__What this task involves__:
Both the line containing "Convert this diagram to TikZ code." and the line containing "[pct] at (258,331)" belong in the copy, as do all lines between them, copied exactly; pictures do not.

+++ Supplied information

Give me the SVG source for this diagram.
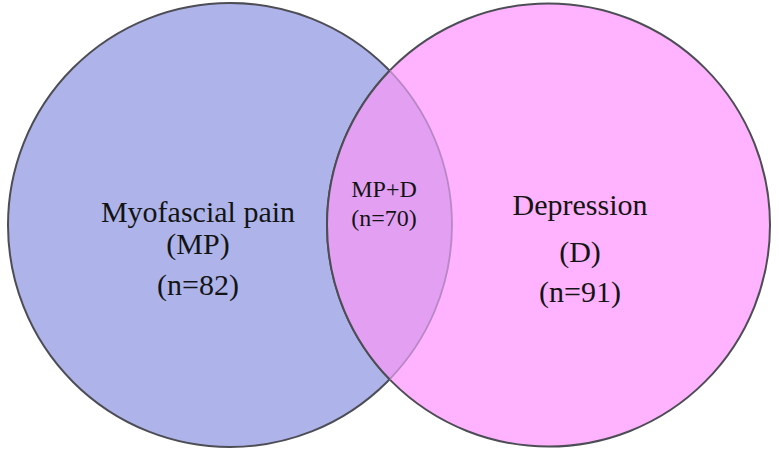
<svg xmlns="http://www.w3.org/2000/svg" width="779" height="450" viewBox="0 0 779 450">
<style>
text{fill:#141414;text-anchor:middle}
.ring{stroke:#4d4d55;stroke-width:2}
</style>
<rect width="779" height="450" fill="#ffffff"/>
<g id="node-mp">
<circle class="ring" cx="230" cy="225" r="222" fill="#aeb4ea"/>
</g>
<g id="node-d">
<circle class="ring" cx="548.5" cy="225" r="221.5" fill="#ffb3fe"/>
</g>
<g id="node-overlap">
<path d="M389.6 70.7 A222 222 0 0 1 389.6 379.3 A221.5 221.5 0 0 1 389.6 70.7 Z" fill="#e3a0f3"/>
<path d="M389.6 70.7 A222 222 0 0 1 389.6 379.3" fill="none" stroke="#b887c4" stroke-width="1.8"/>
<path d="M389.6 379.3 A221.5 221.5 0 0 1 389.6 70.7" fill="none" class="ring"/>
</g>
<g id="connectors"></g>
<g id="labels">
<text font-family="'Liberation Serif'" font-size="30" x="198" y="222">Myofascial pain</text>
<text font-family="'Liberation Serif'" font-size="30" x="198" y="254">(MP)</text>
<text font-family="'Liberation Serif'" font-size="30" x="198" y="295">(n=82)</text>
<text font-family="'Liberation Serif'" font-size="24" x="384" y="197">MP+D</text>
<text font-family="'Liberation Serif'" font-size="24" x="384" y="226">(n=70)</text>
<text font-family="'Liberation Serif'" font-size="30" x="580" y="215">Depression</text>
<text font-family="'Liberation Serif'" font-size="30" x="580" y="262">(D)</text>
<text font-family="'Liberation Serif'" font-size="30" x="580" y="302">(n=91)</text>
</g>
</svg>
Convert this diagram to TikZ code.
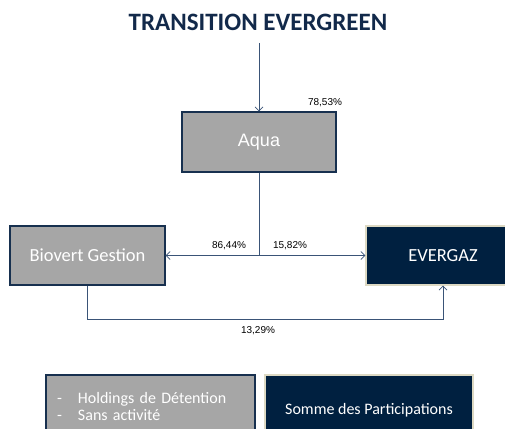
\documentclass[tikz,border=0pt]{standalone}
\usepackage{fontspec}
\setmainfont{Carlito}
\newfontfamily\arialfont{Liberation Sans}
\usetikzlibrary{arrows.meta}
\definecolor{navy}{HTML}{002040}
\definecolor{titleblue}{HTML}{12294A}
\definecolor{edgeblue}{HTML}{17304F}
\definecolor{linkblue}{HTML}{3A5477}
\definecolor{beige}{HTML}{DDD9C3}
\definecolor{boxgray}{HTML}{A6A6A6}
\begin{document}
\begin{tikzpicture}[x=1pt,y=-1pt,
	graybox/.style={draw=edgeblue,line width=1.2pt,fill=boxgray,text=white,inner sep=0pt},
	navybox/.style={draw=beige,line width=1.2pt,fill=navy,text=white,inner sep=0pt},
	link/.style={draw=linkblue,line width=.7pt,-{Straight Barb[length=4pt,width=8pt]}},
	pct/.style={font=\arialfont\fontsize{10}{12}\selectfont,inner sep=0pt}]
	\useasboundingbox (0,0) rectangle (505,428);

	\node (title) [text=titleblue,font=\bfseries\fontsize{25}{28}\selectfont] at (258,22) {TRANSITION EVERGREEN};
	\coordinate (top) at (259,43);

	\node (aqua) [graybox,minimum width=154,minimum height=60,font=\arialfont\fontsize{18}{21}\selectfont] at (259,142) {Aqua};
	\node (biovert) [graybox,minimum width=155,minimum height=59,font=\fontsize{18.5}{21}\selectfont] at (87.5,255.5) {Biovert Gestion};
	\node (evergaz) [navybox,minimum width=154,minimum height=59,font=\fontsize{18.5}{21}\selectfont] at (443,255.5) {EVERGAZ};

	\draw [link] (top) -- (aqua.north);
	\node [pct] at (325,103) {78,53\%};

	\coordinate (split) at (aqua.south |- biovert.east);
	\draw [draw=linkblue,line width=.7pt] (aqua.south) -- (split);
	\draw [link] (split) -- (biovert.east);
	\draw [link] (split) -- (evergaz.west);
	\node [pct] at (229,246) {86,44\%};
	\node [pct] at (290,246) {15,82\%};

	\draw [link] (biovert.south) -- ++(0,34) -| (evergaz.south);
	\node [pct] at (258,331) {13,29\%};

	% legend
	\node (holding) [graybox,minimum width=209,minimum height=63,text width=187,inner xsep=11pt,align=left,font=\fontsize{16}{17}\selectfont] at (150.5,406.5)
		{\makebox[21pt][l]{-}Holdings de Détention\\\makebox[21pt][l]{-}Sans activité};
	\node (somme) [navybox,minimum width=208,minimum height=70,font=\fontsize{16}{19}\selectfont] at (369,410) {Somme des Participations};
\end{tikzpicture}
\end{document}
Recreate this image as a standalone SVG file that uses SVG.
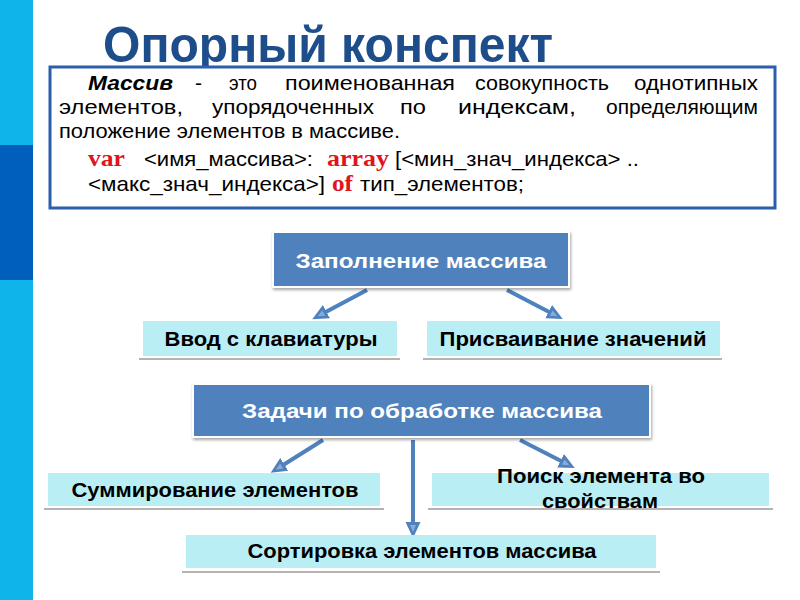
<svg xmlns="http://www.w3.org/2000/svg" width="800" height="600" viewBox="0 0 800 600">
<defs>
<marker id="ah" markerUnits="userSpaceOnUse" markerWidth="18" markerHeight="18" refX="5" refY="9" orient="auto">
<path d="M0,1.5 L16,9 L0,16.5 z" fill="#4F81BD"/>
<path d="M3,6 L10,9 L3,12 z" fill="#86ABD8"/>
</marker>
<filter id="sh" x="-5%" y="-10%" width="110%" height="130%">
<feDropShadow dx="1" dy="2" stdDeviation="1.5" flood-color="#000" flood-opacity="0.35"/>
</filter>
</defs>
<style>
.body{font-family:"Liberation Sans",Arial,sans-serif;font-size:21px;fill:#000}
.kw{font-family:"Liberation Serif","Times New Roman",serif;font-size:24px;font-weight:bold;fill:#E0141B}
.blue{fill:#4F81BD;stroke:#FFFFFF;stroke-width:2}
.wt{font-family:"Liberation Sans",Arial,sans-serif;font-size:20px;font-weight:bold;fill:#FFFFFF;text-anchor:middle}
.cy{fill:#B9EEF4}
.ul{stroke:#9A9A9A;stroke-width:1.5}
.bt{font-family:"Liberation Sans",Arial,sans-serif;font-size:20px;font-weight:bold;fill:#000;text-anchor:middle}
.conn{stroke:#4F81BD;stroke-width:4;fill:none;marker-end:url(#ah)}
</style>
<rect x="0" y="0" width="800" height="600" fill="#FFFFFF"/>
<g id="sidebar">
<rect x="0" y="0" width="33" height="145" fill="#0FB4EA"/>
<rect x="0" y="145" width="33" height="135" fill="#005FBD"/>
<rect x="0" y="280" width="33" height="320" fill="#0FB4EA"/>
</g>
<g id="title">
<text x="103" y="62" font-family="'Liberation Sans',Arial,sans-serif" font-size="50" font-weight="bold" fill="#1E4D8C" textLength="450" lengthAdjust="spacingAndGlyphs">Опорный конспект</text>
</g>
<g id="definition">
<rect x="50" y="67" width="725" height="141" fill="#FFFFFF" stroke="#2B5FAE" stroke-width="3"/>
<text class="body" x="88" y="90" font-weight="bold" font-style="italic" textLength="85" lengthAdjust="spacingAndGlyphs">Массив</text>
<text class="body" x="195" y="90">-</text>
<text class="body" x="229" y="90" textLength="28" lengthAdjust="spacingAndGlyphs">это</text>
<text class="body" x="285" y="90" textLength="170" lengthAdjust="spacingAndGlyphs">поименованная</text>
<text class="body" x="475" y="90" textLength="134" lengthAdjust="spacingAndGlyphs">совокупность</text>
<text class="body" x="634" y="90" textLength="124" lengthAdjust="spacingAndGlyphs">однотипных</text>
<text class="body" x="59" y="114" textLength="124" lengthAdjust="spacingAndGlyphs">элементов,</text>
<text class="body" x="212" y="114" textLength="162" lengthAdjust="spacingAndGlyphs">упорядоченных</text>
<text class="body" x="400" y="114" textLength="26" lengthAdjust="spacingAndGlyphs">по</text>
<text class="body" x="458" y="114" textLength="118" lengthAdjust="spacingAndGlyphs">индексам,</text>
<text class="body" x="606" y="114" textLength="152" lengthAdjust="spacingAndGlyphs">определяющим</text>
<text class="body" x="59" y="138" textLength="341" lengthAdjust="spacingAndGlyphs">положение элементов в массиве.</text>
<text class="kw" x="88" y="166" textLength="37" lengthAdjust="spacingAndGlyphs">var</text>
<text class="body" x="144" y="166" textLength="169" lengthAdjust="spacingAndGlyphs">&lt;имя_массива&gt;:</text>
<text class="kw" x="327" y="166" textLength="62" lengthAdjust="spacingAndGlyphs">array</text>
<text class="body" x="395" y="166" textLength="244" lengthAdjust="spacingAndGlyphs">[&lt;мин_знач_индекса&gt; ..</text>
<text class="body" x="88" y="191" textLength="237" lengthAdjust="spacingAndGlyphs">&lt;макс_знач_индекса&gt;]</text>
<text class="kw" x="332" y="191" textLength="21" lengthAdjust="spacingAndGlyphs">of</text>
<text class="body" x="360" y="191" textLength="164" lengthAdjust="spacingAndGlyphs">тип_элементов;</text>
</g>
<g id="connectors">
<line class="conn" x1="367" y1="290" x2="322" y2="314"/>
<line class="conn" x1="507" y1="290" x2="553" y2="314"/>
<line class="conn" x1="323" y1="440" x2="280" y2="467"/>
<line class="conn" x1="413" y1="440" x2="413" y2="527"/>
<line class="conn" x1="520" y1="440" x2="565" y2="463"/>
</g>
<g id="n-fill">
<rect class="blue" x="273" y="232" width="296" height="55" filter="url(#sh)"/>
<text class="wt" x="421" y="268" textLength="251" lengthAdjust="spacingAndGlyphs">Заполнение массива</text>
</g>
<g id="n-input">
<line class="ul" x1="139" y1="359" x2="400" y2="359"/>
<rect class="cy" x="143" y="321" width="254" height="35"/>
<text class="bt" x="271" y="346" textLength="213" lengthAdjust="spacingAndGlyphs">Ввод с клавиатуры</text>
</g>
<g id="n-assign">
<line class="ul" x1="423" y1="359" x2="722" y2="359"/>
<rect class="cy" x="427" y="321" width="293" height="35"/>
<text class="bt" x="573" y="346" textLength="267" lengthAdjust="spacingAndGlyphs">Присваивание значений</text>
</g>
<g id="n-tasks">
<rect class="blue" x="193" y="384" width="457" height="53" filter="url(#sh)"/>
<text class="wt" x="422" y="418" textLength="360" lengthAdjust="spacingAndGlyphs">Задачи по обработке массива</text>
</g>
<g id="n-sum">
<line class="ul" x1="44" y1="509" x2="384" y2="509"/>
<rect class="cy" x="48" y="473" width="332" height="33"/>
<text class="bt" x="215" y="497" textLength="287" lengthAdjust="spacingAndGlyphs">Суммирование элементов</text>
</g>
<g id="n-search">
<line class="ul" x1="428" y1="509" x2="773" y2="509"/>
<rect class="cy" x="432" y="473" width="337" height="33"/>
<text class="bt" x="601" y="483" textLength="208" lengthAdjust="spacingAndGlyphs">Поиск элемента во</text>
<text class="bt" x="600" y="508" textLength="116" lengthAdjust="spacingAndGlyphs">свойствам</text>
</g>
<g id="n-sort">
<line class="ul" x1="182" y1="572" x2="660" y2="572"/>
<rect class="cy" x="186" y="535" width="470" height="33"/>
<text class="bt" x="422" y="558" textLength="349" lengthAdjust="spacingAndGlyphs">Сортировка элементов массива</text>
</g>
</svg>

++++++

__Response to this task__:
Convert this diagram to TikZ code.
\documentclass[tikz,border=0pt]{standalone}
\usepackage{fontspec}
\setmainfont{Carlito}
\newfontfamily\arialfont{Liberation Sans}
\usetikzlibrary{arrows.meta}
\definecolor{navy}{HTML}{002040}
\definecolor{titleblue}{HTML}{12294A}
\definecolor{edgeblue}{HTML}{17304F}
\definecolor{linkblue}{HTML}{3A5477}
\definecolor{beige}{HTML}{DDD9C3}
\definecolor{boxgray}{HTML}{A6A6A6}
\begin{document}
\begin{tikzpicture}[x=1pt,y=-1pt,
	graybox/.style={draw=edgeblue,line width=1.2pt,fill=boxgray,text=white,inner sep=0pt},
	navybox/.style={draw=beige,line width=1.2pt,fill=navy,text=white,inner sep=0pt},
	link/.style={draw=linkblue,line width=.7pt,-{Straight Barb[length=4pt,width=8pt]}},
	pct/.style={font=\arialfont\fontsize{10}{12}\selectfont,inner sep=0pt}]
	\useasboundingbox (0,0) rectangle (505,428);

	\node (title) [text=titleblue,font=\bfseries\fontsize{25}{28}\selectfont] at (258,22) {TRANSITION EVERGREEN};
	\coordinate (top) at (259,43);

	\node (aqua) [graybox,minimum width=154,minimum height=60,font=\arialfont\fontsize{18}{21}\selectfont] at (259,142) {Aqua};
	\node (biovert) [graybox,minimum width=155,minimum height=59,font=\fontsize{18.5}{21}\selectfont] at (87.5,255.5) {Biovert Gestion};
	\node (evergaz) [navybox,minimum width=154,minimum height=59,font=\fontsize{18.5}{21}\selectfont] at (443,255.5) {EVERGAZ};

	\draw [link] (top) -- (aqua.north);
	\node [pct] at (325,103) {78,53\%};

	\coordinate (split) at (aqua.south |- biovert.east);
	\draw [draw=linkblue,line width=.7pt] (aqua.south) -- (split);
	\draw [link] (split) -- (biovert.east);
	\draw [link] (split) -- (evergaz.west);
	\node [pct] at (229,246) {86,44\%};
	\node [pct] at (290,246) {15,82\%};

	\draw [link] (biovert.south) -- ++(0,34) -| (evergaz.south);
	\node [pct] at (258,331) {13,29\%};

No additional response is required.